## begin DATA SEGMENT

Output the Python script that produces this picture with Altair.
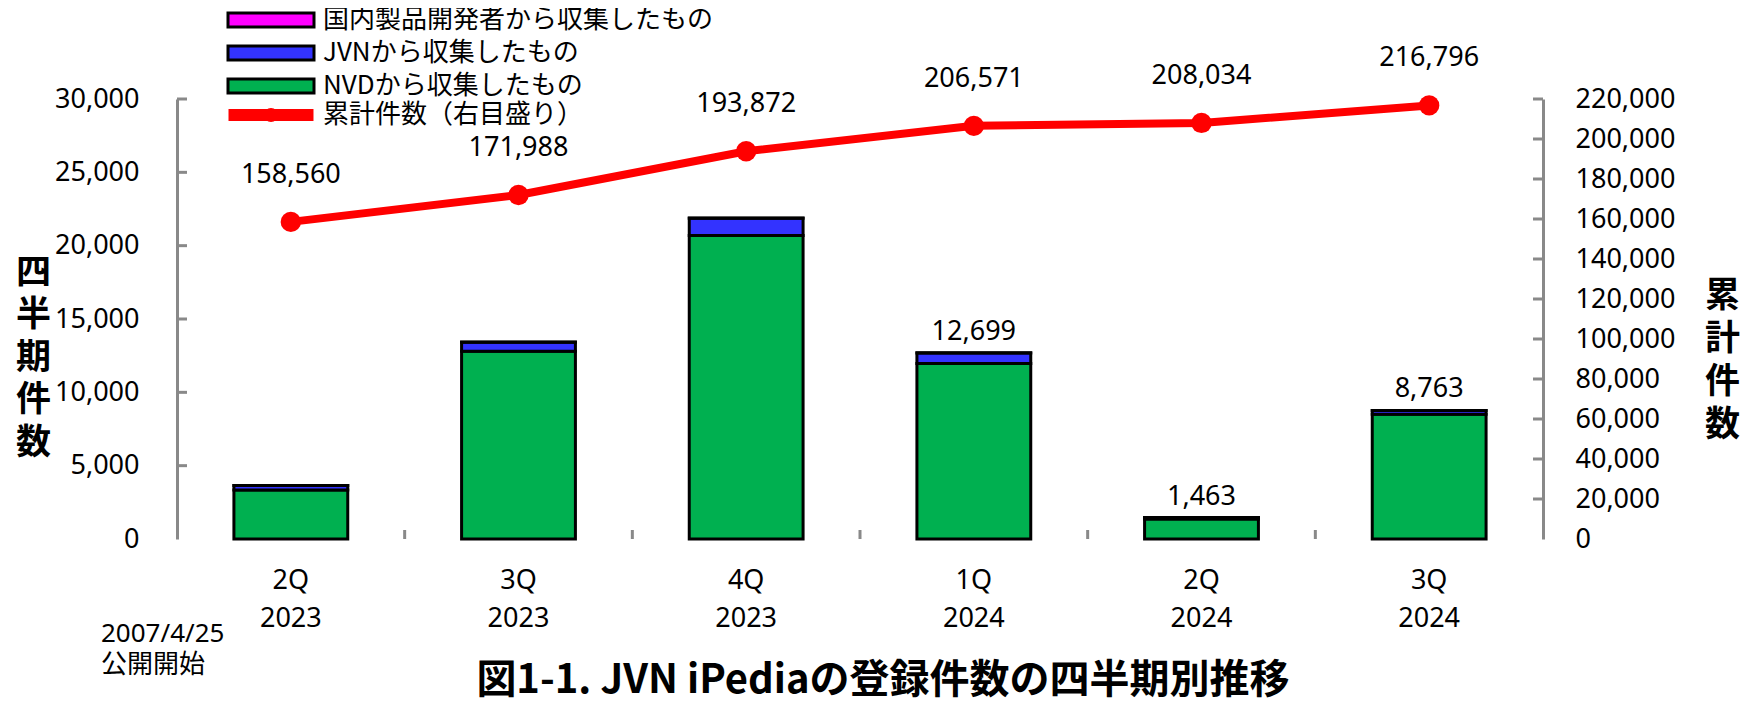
import altair as alt
import pandas as pd

# ---------------- data ----------------
quarters = ["2Q 2023", "3Q 2023", "4Q 2023", "1Q 2024", "2Q 2024", "3Q 2024"]
nvd_counts = [3340, 12800, 20700, 11965, 1360, 8500]
jvn_counts = [300, 620, 1175, 725, 100, 260]
domestic_counts = [10, 8, 9, 9, 3, 3]
cumulative = [158560, 171988, 193872, 206571, 208034, 216796]
bar_label_shown = [False, False, False, True, True, True]

bar_series = ["国内製品開発者から収集したもの", "JVNから収集したもの", "NVDから収集したもの"]
bar_colors = ["#FF00FF", "#3333FF", "#00B050"]
line_series = ["累計件数（右目盛り）"]
line_colors = ["#FF0000"]

left_axis_values = [0, 5000, 10000, 15000, 20000, 25000, 30000]
right_axis_values = [0, 20000, 40000, 60000, 80000, 100000, 120000,
                     140000, 160000, 180000, 200000, 220000]

title_text = "図1-1. JVN iPediaの登録件数の四半期別推移"
note_text = "2007/4/25\n公開開始"
left_title = ["四", "半", "期", "件", "数"]
right_title = ["累", "計", "件", "数"]

# ---------------- tables ----------------
stack_parts = [(bar_series[2], nvd_counts), (bar_series[1], jvn_counts),
               (bar_series[0], domestic_counts)]
bar_rows = []
for i, q in enumerate(quarters):
    for k, (name, vals) in enumerate(stack_parts):
        bar_rows.append({"quarter": q, "series": name, "count": vals[i], "stack_order": k})
bars_df = pd.DataFrame(bar_rows)

totals = [nvd_counts[i] + jvn_counts[i] + domestic_counts[i] for i in range(len(quarters))]
totals_df = pd.DataFrame({
    "quarter": quarters,
    "total": totals,
    "label": [f"{t:,}" if s else "" for t, s in zip(totals, bar_label_shown)],
})
line_df = pd.DataFrame({
    "quarter": quarters,
    "cum": cumulative,
    "series": line_series * len(quarters),
    "label": [f"{c:,}" for c in cumulative],
})
xlab_df = pd.DataFrame({"quarter": quarters,
                        "text": [q.replace(" ", "\n") for q in quarters]})
left_ticks_df = pd.DataFrame({"v": left_axis_values[1:]})
right_ticks_df = pd.DataFrame({"v": right_axis_values[1:]})
xticks_df = pd.DataFrame({"quarter": quarters[1:]})
title_df = pd.DataFrame({"t": [title_text]})
note_df = pd.DataFrame({"t": [note_text]})

# ---------------- styling ----------------
W, H = 1366, 440
GRAY = "#898989"
NUM_FONT = "Noto Sans"
JP_FONT = "Noto Sans CJK JP"
STEP = W / len(quarters)
HALF_GAP = STEP * 0.25  # half of the inner padding between bars

xscale = alt.Scale(domain=quarters, paddingInner=0.5, paddingOuter=0.25)
yl = alt.Scale(domain=[0, 30000], nice=False)
yr = alt.Scale(domain=[0, 220000], nice=False)

RECT_PATH = "M-6.143,-1H6.143V1H-6.143Z"
LINE_PATH = "M-6.07,0H6.07M-0.15,0A0.15,0.15 0 1 1 0.15,0A0.15,0.15 0 1 1 -0.15,0"

bar_legend = alt.Legend(
    orient="none", legendX=81, legendY=-92, title=None, direction="vertical",
    labelFont=JP_FONT, labelFontSize=26, labelColor="black", labelLimit=800,
    labelOffset=39, rowPadding=7, symbolSize=196, padding=0,
    symbolType=RECT_PATH, symbolStrokeColor="black", symbolStrokeWidth=3,
    symbolOpacity=1,
)
line_legend = alt.Legend(
    orient="none", legendX=81, legendY=3, title=None, direction="vertical",
    labelFont=JP_FONT, labelFontSize=26, labelColor="black", labelLimit=800,
    labelOffset=39, symbolSize=196, padding=0,
    symbolType=LINE_PATH, symbolStrokeWidth=12, symbolOpacity=1,
)

x_axis = alt.Axis(title=None, labels=False, ticks=False, tickSize=0,
                  domainColor=GRAY, domainWidth=3, grid=False)
y_axis_left = alt.Axis(orient="left", values=left_axis_values, format=",d",
                       labelFont=NUM_FONT, labelFontSize=27, labelColor="black",
                       labelPadding=38, labelOverlap=False, ticks=False, tickSize=0,
                       domainColor=GRAY, domainWidth=3, grid=False, title=left_title,
                       titleAngle=0, titleX=-144, titleY=156, titleAlign="center",
                       titleBaseline="top", titleFont=JP_FONT, titleFontSize=35,
                       titleFontWeight="bold", titleLineHeight=42.5, titleColor="black")
y_axis_right = alt.Axis(orient="right", values=right_axis_values, format=",d",
                        labelFont=NUM_FONT, labelFontSize=27, labelColor="black",
                        labelAlign="left", labelPadding=32, labelOverlap=False,
                        ticks=False, tickSize=0, domainColor=GRAY, domainWidth=3,
                        grid=False, title=right_title, titleAngle=0, titleX=179,
                        titleY=179, titleAlign="center", titleBaseline="top",
                        titleFont=JP_FONT, titleFontSize=35, titleFontWeight="bold",
                        titleLineHeight=43, titleColor="black")

# ---------------- bars (left scale) ----------------
bars = alt.Chart(bars_df).mark_bar(stroke="black", strokeWidth=3).encode(
    x=alt.X("quarter:N", scale=xscale, axis=x_axis),
    y=alt.Y("count:Q", stack="zero", scale=yl, axis=y_axis_left),
    color=alt.Color("series:N", scale=alt.Scale(domain=bar_series, range=bar_colors),
                    legend=bar_legend),
    order=alt.Order("stack_order:Q", sort="ascending"),
)
bar_text = alt.Chart(totals_df).mark_text(font=NUM_FONT, fontSize=27, dy=-21,
                                          baseline="middle", color="black").encode(
    x=alt.X("quarter:N", scale=xscale, axis=None),
    y=alt.Y("total:Q", scale=yl, axis=None),
    text="label:N",
)
x_labels = alt.Chart(xlab_df).mark_text(font=NUM_FONT, fontSize=27, baseline="middle",
                                        align="center", lineBreak="\n", lineHeight=38,
                                        color="black").encode(
    x=alt.X("quarter:N", scale=xscale, axis=None),
    y=alt.value(H + 42),
    text="text:N",
)
left_ticks = alt.Chart(left_ticks_df).mark_rule(color=GRAY, strokeWidth=3).encode(
    y=alt.Y("v:Q", scale=yl, axis=None), x=alt.value(0), x2=alt.value(10))
x_ticks = alt.Chart(xticks_df).mark_rule(color=GRAY, strokeWidth=3,
                                         xOffset=-HALF_GAP).encode(
    x=alt.X("quarter:N", scale=xscale, axis=None, bandPosition=0),
    y=alt.value(H), y2=alt.value(H - 9))
title_mark = alt.Chart(title_df).mark_text(font=JP_FONT, fontSize=40, fontWeight="bold",
                                           align="center", baseline="middle",
                                           color="black").encode(
    x=alt.value(706), y=alt.value(582), text="t:N")
note_mark = alt.Chart(note_df).mark_text(font="Noto Sans, Noto Sans CJK JP", fontSize=26,
                                         align="left", baseline="middle", lineBreak="\n",
                                         lineHeight=31, color="black").encode(
    x=alt.value(-76), y=alt.value(535), text="t:N")

# ---------------- cumulative line (right scale) ----------------
line = alt.Chart(line_df).mark_line(strokeWidth=8).encode(
    x=alt.X("quarter:N", scale=xscale, axis=None),
    y=alt.Y("cum:Q", scale=yr, axis=y_axis_right),
    stroke=alt.Stroke("series:N", scale=alt.Scale(domain=line_series, range=line_colors),
                      legend=line_legend),
)
points = alt.Chart(line_df).mark_circle(size=415, opacity=1, color=line_colors[0]).encode(
    x=alt.X("quarter:N", scale=xscale, axis=None),
    y=alt.Y("cum:Q", scale=yr, axis=None),
)
line_text = alt.Chart(line_df).mark_text(font=NUM_FONT, fontSize=27, dy=-47,
                                         baseline="middle", color="black").encode(
    x=alt.X("quarter:N", scale=xscale, axis=None),
    y=alt.Y("cum:Q", scale=yr, axis=None),
    text="label:N",
)
right_ticks = alt.Chart(right_ticks_df).mark_rule(color=GRAY, strokeWidth=3).encode(
    y=alt.Y("v:Q", scale=yr, axis=None), x=alt.value(W - 10), x2=alt.value(W))

chart = alt.layer(
    bars, bar_text, x_labels, left_ticks, x_ticks, title_mark, note_mark,
    line, points, line_text, right_ticks,
).resolve_scale(y="independent").properties(
    width=W, height=H,
    autosize=alt.AutoSizeParams(type="none"),
    padding={"left": 169, "top": 91, "right": 211, "bottom": 176},
).configure_view(stroke=None)

chart.save("out.html", embed_options={"renderer": "svg", "actions": False})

## end DATA SEGMENT

◆ SET EXERCISE ◆
From the opening line of the listing above through the line bearing "import pandas as pd", repeat each line exactly. Drop every picture.

◆ THE SOLUTION ◆
Output the Python script that produces this picture with Altair.
import altair as alt
import pandas as pd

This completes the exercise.